**INSTRUCTIONS TO FOLLOW**
Images should be left out, and everything else in the listing reproduced exactly.

**GIVEN INFORMATION**
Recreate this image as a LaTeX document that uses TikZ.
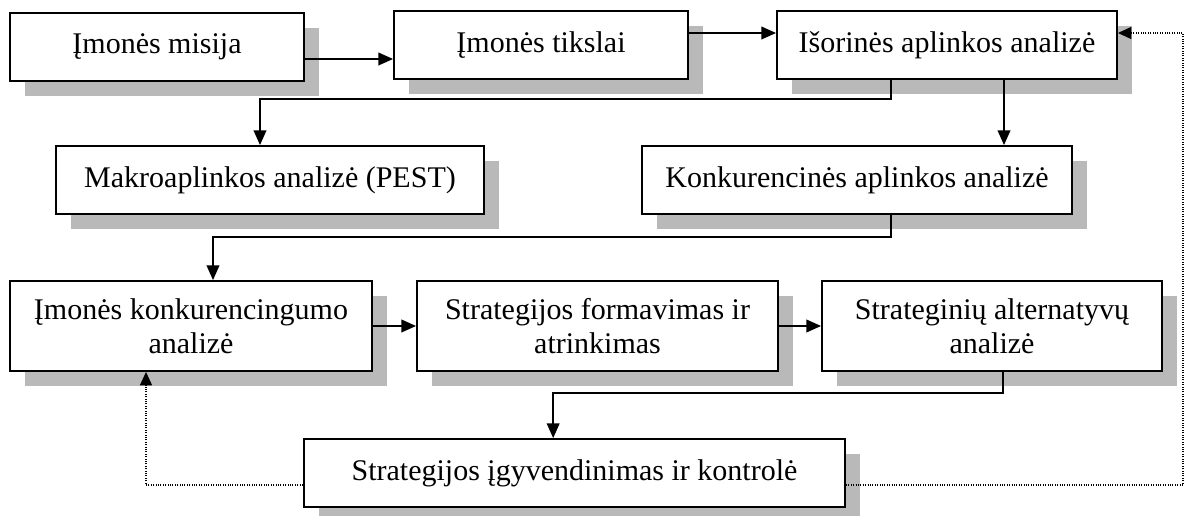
\documentclass[tikz,border=0pt]{standalone}
\usepackage{fontspec}
\setmainfont{Liberation Serif}
\usepackage{tikz}
\usetikzlibrary{arrows.meta,shadows}

\tikzset{
  shade box/.style={general shadow={shadow xshift=11.25pt, shadow yshift=-11.25pt, fill=gray!55}},
  box/.style={draw, line width=1.4pt, fill=white, align=center, inner sep=0pt,
      font=\fontsize{22.5}{25.5}\selectfont, shade box},
  arr/.style={line width=1.2pt, -{Triangle[length=11pt,width=9.5pt]}},
  back/.style={line width=0.8pt, densely dotted, -{Triangle[length=10pt,width=9pt]}}
}

\begin{document}
\begin{tikzpicture}[x=0.75pt,y=-0.75pt]
  \useasboundingbox (0,0) rectangle (1185,516);
  \node[box, minimum width=220.5pt, minimum height=51pt] (misija) at (157,47) {Įmonės misija};
  \node[box, minimum width=220.5pt, minimum height=51pt] (tikslai) at (541,45) {Įmonės tikslai};
  \node[box, minimum width=255pt, minimum height=51pt] (isorine) at (947,45) {Išorinės aplinkos analizė};
  \node[box, minimum width=321pt, minimum height=51pt] (makro) at (270,180) {Makroaplinkos analizė (PEST)};
  \node[box, minimum width=322.5pt, minimum height=51pt] (konk) at (857,180) {Konkurencinės aplinkos analizė};
  \node[box, minimum width=271.5pt, minimum height=67.5pt] (imkonk) at (191,326) {Įmonės konkurencingumo\\analizė};
  \node[box, minimum width=270.75pt, minimum height=67.5pt] (formav) at (597.5,326) {Strategijos formavimas ir\\atrinkimas};
  \node[box, minimum width=255pt, minimum height=67.5pt] (altern) at (992,326) {Strateginių alternatyvų\\analizė};
  \node[box, minimum width=405.75pt, minimum height=51pt] (igyv) at (574.5,473) {Strategijos įgyvendinimas ir kontrolė};

  \draw[arr] ([yshift=-9pt]misija.east) -- ([yshift=-9pt]misija.east -| tikslai.west);
  \draw[arr] ([yshift=9pt]tikslai.east) -- ([yshift=9pt]tikslai.east -| isorine.west);
  \draw[arr] ([xshift=-42pt]isorine.south) |- ([xshift=-7.5pt,yshift=34.5pt]makro.north) -- ([xshift=-7.5pt]makro.north);
  \draw[arr] ([xshift=42.75pt]isorine.south) -- ([xshift=42.75pt]isorine.south |- konk.north);
  \draw[arr] ([xshift=25.5pt]konk.south) |- ([xshift=16.5pt,yshift=32.25pt]imkonk.north) -- ([xshift=16.5pt]imkonk.north);
  \draw[arr] (imkonk.east) -- (formav.west);
  \draw[arr] (formav.east) -- (altern.west);
  \draw[arr] ([xshift=8.25pt]altern.south) |- ([xshift=-16pt,yshift=33.75pt]igyv.north) -- ([xshift=-16pt]igyv.north);
  \draw[back] ([yshift=-9pt]igyv.east) -| (1183,33) -- ([yshift=9pt]isorine.east);
  \draw[back] ([yshift=-9pt]igyv.west) -| ([xshift=-33.75pt]imkonk.south);
\end{tikzpicture}
\end{document}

**TASK ANSWER**
Recreate this image as a LaTeX document that uses TikZ.
\documentclass[tikz,border=0pt]{standalone}
\usepackage{fontspec}
\setmainfont{Liberation Serif}
\usepackage{tikz}
\usetikzlibrary{arrows.meta,shadows}

\tikzset{
  shade box/.style={general shadow={shadow xshift=11.25pt, shadow yshift=-11.25pt, fill=gray!55}},
  box/.style={draw, line width=1.4pt, fill=white, align=center, inner sep=0pt,
      font=\fontsize{22.5}{25.5}\selectfont, shade box},
  arr/.style={line width=1.2pt, -{Triangle[length=11pt,width=9.5pt]}},
  back/.style={line width=0.8pt, densely dotted, -{Triangle[length=10pt,width=9pt]}}
}

\begin{document}
\begin{tikzpicture}[x=0.75pt,y=-0.75pt]
  \useasboundingbox (0,0) rectangle (1185,516);
  \node[box, minimum width=220.5pt, minimum height=51pt] (misija) at (157,47) {Įmonės misija};
  \node[box, minimum width=220.5pt, minimum height=51pt] (tikslai) at (541,45) {Įmonės tikslai};
  \node[box, minimum width=255pt, minimum height=51pt] (isorine) at (947,45) {Išorinės aplinkos analizė};
  \node[box, minimum width=321pt, minimum height=51pt] (makro) at (270,180) {Makroaplinkos analizė (PEST)};
  \node[box, minimum width=322.5pt, minimum height=51pt] (konk) at (857,180) {Konkurencinės aplinkos analizė};
  \node[box, minimum width=271.5pt, minimum height=67.5pt] (imkonk) at (191,326) {Įmonės konkurencingumo\\analizė};
  \node[box, minimum width=270.75pt, minimum height=67.5pt] (formav) at (597.5,326) {Strategijos formavimas ir\\atrinkimas};
  \node[box, minimum width=255pt, minimum height=67.5pt] (altern) at (992,326) {Strateginių alternatyvų\\analizė};
  \node[box, minimum width=405.75pt, minimum height=51pt] (igyv) at (574.5,473) {Strategijos įgyvendinimas ir kontrolė};

  \draw[arr] ([yshift=-9pt]misija.east) -- ([yshift=-9pt]misija.east -| tikslai.west);
  \draw[arr] ([yshift=9pt]tikslai.east) -- ([yshift=9pt]tikslai.east -| isorine.west);
  \draw[arr] ([xshift=-42pt]isorine.south) |- ([xshift=-7.5pt,yshift=34.5pt]makro.north) -- ([xshift=-7.5pt]makro.north);
  \draw[arr] ([xshift=42.75pt]isorine.south) -- ([xshift=42.75pt]isorine.south |- konk.north);
  \draw[arr] ([xshift=25.5pt]konk.south) |- ([xshift=16.5pt,yshift=32.25pt]imkonk.north) -- ([xshift=16.5pt]imkonk.north);
  \draw[arr] (imkonk.east) -- (formav.west);
  \draw[arr] (formav.east) -- (altern.west);
  \draw[arr] ([xshift=8.25pt]altern.south) |- ([xshift=-16pt,yshift=33.75pt]igyv.north) -- ([xshift=-16pt]igyv.north);
  \draw[back] ([yshift=-9pt]igyv.east) -| (1183,33) -- ([yshift=9pt]isorine.east);
  \draw[back] ([yshift=-9pt]igyv.west) -| ([xshift=-33.75pt]imkonk.south);
\end{tikzpicture}
\end{document}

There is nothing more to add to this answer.